To do :: From the entries that follow, reproduce exactly and only the lines from the line with "Recreate this image" to the line with "const py = v => (H - M.b - v) / ph;", endpoints included.
** BEGIN Provided data **
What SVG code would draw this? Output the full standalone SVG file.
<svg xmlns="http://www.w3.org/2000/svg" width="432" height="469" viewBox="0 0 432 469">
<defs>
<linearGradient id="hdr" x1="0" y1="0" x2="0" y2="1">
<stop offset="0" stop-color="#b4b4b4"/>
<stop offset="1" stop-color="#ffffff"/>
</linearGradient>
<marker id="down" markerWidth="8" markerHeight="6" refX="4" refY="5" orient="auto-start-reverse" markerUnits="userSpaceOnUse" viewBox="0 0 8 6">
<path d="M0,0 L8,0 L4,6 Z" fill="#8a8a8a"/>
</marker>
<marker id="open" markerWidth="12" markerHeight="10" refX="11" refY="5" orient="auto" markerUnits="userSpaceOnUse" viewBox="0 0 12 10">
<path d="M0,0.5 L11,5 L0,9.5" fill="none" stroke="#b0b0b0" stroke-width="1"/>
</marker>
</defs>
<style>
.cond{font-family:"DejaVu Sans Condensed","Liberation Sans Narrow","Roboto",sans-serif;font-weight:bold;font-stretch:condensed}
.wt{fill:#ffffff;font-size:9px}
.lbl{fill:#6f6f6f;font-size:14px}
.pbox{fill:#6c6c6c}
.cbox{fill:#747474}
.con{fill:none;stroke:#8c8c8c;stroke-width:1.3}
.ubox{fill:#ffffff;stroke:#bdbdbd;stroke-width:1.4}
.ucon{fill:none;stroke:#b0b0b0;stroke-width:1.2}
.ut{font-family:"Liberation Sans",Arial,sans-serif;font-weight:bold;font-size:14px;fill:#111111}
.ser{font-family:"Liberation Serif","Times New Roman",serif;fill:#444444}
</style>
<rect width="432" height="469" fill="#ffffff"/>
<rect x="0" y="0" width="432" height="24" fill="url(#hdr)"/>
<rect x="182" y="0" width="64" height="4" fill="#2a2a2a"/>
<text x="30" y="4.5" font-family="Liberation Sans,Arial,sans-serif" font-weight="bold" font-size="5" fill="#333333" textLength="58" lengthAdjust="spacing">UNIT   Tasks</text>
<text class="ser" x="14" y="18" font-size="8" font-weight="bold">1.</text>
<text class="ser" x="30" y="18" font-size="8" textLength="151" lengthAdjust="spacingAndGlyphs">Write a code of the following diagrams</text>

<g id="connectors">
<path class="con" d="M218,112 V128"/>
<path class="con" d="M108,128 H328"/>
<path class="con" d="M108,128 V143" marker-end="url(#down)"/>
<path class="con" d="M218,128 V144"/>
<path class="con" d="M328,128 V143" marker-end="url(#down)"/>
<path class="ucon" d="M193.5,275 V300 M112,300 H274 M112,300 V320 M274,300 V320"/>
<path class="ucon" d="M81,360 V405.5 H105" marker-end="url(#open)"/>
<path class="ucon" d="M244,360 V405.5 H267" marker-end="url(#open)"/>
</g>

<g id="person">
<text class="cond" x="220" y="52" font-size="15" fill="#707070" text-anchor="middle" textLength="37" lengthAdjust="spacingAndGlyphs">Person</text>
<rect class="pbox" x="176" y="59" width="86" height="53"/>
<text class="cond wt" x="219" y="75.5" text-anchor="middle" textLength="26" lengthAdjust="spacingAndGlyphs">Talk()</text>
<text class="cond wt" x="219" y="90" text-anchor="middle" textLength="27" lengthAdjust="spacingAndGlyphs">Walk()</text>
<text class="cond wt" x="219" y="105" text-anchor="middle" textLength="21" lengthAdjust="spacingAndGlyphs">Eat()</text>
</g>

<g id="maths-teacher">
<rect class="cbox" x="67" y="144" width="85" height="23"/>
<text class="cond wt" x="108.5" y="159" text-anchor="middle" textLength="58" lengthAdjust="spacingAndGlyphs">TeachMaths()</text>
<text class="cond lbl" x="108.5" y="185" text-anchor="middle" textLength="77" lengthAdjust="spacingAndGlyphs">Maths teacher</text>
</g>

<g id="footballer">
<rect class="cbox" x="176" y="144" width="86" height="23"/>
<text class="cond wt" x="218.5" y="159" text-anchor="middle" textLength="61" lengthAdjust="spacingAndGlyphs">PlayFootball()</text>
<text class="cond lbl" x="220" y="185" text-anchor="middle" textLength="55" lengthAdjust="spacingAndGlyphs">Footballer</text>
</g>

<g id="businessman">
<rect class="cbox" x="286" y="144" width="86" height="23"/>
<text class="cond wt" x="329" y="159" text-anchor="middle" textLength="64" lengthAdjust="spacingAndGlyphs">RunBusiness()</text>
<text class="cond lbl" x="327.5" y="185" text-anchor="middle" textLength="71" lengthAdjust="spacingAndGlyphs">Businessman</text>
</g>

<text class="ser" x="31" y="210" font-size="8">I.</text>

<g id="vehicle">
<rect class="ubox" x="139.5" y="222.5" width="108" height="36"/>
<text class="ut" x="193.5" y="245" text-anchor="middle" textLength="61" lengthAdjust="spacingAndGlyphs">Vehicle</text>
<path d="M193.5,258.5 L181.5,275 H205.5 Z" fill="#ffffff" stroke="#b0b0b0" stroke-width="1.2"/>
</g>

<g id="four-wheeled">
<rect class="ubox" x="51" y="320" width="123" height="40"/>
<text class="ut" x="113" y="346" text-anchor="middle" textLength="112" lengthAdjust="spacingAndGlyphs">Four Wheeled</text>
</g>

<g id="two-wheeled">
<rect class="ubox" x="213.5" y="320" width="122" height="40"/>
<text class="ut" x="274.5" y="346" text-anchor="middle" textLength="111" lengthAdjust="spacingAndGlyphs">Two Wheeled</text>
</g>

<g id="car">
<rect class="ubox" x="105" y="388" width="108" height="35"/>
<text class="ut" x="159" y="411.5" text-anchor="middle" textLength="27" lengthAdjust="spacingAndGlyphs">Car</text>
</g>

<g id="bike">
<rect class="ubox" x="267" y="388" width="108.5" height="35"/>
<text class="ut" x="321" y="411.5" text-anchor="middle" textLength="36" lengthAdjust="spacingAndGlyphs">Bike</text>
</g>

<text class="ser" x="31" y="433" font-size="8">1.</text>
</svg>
** END Provided data **
** BEGIN Provided data **
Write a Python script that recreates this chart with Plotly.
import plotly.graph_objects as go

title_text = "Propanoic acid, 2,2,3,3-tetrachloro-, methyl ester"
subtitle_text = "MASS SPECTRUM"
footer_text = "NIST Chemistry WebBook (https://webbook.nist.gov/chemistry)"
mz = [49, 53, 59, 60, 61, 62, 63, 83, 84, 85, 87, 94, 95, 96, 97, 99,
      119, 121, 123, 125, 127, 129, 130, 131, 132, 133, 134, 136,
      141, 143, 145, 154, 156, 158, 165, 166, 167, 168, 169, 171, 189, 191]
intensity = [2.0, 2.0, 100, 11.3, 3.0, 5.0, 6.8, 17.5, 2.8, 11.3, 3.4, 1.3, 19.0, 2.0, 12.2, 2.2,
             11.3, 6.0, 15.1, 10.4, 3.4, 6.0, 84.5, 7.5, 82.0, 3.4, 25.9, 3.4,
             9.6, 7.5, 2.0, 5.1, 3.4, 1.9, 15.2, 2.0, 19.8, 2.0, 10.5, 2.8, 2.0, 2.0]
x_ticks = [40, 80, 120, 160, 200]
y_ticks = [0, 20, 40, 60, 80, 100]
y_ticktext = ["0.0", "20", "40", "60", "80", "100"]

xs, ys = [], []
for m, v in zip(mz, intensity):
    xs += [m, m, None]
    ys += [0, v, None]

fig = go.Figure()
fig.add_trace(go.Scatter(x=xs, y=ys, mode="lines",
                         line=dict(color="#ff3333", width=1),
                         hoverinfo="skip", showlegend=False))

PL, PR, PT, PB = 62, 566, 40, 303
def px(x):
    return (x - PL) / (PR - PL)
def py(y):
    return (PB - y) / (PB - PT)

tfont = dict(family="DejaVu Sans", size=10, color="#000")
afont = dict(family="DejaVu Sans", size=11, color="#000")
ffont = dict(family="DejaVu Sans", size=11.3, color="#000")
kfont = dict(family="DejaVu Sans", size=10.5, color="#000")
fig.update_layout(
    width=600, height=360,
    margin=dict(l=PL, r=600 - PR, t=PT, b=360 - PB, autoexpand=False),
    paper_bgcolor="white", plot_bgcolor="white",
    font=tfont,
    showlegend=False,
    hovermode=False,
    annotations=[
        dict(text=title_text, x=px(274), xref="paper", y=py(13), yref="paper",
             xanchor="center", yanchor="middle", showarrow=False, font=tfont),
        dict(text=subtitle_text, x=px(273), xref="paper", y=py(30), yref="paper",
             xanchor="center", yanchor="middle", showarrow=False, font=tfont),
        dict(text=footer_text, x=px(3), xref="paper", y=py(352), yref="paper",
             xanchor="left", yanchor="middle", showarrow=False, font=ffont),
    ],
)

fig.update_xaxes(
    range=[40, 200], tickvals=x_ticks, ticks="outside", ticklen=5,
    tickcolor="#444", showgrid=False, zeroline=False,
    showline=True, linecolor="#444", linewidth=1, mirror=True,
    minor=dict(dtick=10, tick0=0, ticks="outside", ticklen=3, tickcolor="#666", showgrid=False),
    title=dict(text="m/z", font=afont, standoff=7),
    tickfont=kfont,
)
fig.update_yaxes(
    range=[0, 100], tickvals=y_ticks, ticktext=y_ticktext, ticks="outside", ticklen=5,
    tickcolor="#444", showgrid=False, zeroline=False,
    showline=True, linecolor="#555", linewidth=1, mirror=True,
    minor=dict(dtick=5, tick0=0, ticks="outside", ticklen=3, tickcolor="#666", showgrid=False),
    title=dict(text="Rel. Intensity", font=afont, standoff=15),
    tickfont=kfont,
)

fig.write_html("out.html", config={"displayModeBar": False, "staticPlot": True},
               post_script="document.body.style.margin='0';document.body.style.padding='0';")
** END Provided data **
** BEGIN Provided data **
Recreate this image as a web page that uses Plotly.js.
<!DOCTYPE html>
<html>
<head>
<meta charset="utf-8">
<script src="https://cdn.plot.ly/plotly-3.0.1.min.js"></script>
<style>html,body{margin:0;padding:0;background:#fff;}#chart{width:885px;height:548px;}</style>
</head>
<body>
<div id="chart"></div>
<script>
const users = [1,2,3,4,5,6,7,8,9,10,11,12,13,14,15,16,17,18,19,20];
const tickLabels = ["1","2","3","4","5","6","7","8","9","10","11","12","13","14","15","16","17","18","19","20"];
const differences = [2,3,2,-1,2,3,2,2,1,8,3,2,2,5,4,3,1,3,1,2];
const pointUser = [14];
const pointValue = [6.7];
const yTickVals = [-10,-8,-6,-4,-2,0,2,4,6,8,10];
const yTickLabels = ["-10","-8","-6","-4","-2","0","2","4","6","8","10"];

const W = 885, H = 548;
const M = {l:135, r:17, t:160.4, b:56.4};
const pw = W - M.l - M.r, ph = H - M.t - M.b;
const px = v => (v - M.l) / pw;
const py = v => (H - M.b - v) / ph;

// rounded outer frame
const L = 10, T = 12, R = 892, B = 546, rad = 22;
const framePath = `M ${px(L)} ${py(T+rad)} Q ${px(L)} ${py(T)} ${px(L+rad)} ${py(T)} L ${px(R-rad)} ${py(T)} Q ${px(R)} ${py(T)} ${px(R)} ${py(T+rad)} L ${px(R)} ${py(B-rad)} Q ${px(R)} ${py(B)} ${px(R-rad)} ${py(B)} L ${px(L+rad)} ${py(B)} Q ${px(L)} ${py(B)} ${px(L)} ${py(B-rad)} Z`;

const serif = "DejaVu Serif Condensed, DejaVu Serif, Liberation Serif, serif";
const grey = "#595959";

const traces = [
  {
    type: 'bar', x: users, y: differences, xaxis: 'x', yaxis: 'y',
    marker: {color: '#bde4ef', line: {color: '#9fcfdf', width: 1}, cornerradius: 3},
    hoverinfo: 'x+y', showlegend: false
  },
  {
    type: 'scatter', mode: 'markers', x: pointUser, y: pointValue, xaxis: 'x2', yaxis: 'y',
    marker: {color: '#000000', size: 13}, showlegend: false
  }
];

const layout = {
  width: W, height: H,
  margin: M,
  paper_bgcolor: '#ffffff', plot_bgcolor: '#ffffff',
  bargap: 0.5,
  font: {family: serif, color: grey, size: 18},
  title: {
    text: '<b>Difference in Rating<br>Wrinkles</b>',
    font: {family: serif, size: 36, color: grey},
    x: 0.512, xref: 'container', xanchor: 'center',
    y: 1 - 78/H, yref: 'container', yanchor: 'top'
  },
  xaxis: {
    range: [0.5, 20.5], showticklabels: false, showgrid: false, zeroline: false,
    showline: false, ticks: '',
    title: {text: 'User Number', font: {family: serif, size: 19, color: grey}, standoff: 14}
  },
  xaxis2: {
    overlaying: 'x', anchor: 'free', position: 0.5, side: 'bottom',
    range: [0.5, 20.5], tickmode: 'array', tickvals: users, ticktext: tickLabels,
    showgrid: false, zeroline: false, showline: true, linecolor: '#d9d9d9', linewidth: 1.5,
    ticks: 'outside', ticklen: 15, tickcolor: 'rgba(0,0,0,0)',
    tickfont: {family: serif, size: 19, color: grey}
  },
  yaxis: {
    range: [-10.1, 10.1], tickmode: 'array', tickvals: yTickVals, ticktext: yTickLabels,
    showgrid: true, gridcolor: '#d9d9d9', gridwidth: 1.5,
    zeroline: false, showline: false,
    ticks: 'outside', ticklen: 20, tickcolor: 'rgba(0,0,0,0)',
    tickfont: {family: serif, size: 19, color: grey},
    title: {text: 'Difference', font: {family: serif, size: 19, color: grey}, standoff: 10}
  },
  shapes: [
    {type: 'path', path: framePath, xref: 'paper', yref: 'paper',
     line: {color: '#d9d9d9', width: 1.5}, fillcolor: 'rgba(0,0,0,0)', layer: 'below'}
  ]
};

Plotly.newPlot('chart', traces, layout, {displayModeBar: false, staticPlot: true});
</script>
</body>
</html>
** END Provided data **
Task response ::
Recreate this image as a web page that uses Plotly.js.
<!DOCTYPE html>
<html>
<head>
<meta charset="utf-8">
<script src="https://cdn.plot.ly/plotly-3.0.1.min.js"></script>
<style>html,body{margin:0;padding:0;background:#fff;}#chart{width:885px;height:548px;}</style>
</head>
<body>
<div id="chart"></div>
<script>
const users = [1,2,3,4,5,6,7,8,9,10,11,12,13,14,15,16,17,18,19,20];
const tickLabels = ["1","2","3","4","5","6","7","8","9","10","11","12","13","14","15","16","17","18","19","20"];
const differences = [2,3,2,-1,2,3,2,2,1,8,3,2,2,5,4,3,1,3,1,2];
const pointUser = [14];
const pointValue = [6.7];
const yTickVals = [-10,-8,-6,-4,-2,0,2,4,6,8,10];
const yTickLabels = ["-10","-8","-6","-4","-2","0","2","4","6","8","10"];

const W = 885, H = 548;
const M = {l:135, r:17, t:160.4, b:56.4};
const pw = W - M.l - M.r, ph = H - M.t - M.b;
const px = v => (v - M.l) / pw;
const py = v => (H - M.b - v) / ph;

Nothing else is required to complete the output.